Requirement:
In the data, extract each line that holds the string "with".

-- begin Records for the task --

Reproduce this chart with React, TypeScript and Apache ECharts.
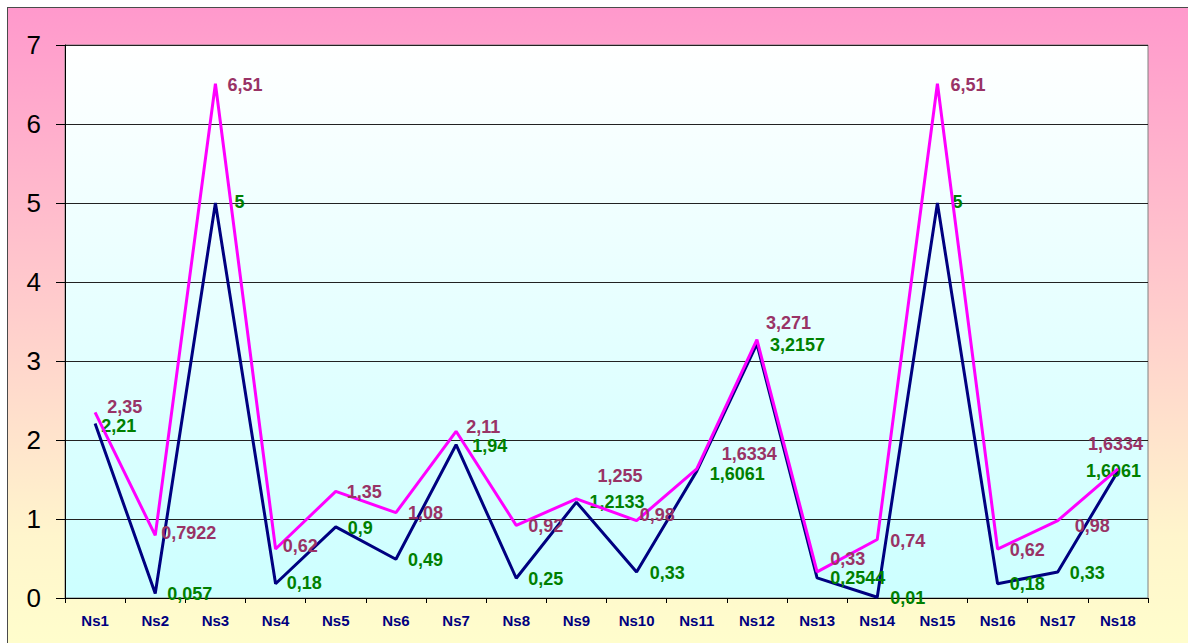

-- end Records for the task --
-- begin Records for the task --

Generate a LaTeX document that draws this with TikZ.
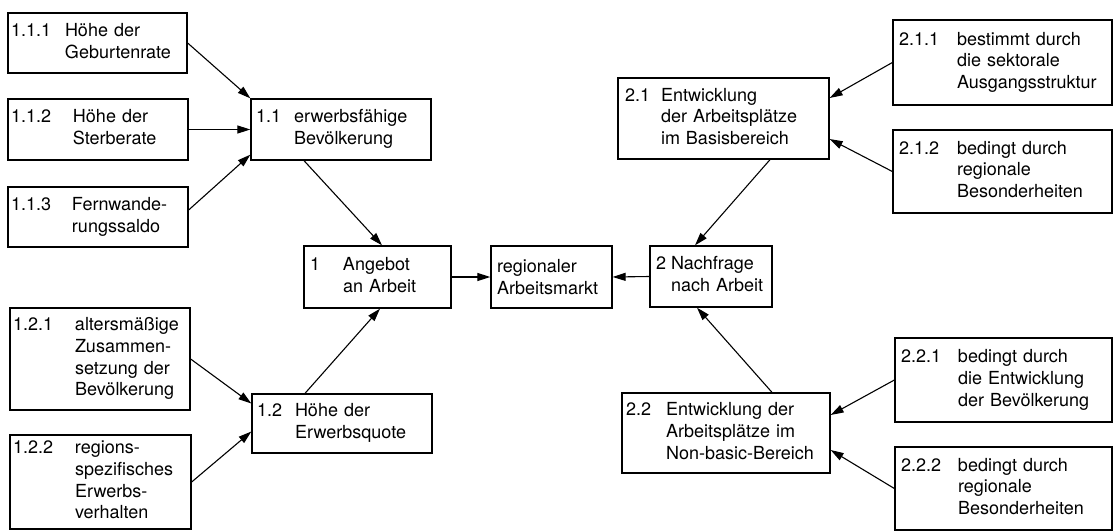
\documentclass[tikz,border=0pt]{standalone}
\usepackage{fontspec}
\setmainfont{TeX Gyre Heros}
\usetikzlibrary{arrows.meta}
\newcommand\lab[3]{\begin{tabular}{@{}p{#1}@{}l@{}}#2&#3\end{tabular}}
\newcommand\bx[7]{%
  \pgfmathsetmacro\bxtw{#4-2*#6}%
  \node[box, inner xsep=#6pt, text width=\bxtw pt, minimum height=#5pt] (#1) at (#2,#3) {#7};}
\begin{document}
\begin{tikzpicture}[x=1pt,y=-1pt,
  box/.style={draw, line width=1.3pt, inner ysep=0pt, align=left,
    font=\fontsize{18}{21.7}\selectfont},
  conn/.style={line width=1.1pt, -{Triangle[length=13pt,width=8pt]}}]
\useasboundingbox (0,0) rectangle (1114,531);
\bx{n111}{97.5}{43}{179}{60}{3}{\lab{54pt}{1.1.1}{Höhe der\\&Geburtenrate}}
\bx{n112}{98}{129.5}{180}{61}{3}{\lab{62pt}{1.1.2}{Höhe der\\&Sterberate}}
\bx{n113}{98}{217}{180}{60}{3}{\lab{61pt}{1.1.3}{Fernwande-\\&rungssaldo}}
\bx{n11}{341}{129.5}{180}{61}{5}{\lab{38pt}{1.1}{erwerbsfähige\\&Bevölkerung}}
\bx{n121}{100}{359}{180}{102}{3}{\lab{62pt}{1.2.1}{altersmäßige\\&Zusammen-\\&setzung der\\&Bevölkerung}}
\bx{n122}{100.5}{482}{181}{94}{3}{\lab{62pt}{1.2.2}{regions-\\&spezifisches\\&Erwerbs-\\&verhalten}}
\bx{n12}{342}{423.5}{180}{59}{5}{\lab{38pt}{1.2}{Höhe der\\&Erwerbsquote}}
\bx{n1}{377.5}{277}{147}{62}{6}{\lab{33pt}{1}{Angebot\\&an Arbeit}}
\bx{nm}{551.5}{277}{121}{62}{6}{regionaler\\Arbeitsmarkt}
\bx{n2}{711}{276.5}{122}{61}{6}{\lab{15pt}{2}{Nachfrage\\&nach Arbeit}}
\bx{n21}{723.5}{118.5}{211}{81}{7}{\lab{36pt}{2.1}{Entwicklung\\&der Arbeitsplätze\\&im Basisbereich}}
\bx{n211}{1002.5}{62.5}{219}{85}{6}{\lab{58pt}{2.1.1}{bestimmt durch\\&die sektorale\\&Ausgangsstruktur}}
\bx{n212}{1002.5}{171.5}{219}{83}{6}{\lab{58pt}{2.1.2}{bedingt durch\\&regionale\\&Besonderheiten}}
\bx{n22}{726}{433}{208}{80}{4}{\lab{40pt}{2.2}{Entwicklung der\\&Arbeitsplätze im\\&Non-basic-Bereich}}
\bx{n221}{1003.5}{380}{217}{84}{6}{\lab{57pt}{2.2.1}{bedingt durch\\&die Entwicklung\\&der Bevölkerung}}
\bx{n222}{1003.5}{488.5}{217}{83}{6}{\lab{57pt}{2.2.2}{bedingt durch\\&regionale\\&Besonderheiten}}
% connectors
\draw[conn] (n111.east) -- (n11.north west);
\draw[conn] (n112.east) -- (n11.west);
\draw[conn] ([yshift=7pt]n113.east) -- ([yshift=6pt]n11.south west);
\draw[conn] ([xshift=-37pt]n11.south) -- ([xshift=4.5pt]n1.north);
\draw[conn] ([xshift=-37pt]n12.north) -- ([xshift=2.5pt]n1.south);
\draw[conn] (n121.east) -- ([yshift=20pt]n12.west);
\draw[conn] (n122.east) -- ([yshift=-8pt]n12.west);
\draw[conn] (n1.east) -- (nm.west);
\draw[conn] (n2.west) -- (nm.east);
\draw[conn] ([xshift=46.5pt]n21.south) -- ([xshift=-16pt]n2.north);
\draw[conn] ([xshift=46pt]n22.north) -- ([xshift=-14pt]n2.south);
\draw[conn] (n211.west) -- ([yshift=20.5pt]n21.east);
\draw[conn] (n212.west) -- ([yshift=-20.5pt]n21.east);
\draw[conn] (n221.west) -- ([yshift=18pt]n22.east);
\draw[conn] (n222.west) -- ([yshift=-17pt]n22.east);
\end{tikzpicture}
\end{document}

-- end Records for the task --
-- begin Records for the task --

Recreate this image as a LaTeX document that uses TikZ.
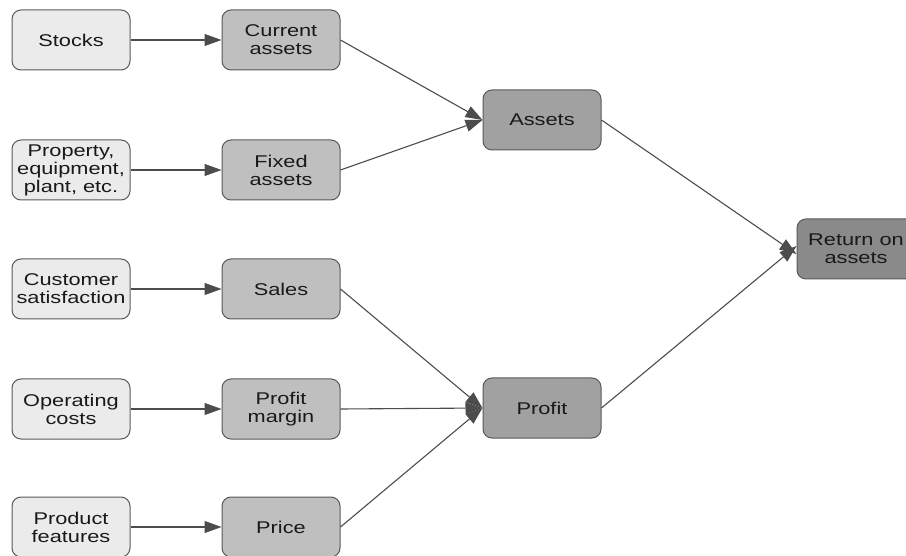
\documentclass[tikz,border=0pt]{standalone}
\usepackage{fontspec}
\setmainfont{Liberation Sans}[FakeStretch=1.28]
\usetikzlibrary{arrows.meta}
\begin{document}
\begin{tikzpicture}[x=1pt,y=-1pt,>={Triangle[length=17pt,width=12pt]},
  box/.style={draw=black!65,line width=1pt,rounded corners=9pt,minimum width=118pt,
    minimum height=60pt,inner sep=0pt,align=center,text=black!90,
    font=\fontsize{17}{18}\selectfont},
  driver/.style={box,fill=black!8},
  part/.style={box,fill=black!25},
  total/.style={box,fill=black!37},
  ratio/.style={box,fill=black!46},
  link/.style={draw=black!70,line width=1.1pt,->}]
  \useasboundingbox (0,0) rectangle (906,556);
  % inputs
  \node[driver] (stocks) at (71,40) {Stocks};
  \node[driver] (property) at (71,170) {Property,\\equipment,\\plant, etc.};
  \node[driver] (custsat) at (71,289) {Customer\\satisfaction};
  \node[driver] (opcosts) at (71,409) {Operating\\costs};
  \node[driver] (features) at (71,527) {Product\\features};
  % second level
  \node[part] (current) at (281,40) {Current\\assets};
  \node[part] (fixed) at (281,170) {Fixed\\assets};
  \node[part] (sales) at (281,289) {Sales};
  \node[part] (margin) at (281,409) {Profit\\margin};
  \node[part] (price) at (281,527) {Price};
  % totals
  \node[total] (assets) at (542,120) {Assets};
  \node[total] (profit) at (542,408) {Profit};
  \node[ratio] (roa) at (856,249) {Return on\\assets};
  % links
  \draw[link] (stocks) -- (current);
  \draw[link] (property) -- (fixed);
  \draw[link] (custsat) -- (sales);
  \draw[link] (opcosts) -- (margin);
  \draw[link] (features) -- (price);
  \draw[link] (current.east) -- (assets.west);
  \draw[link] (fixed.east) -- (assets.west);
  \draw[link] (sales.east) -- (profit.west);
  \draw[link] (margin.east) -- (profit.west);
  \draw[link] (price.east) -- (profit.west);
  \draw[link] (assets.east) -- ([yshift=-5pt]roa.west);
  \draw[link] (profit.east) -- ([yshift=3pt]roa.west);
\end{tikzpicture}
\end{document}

-- end Records for the task --

Task output:
Reproduce this chart with React, TypeScript and Apache ECharts.
Generate a LaTeX document that draws this with TikZ.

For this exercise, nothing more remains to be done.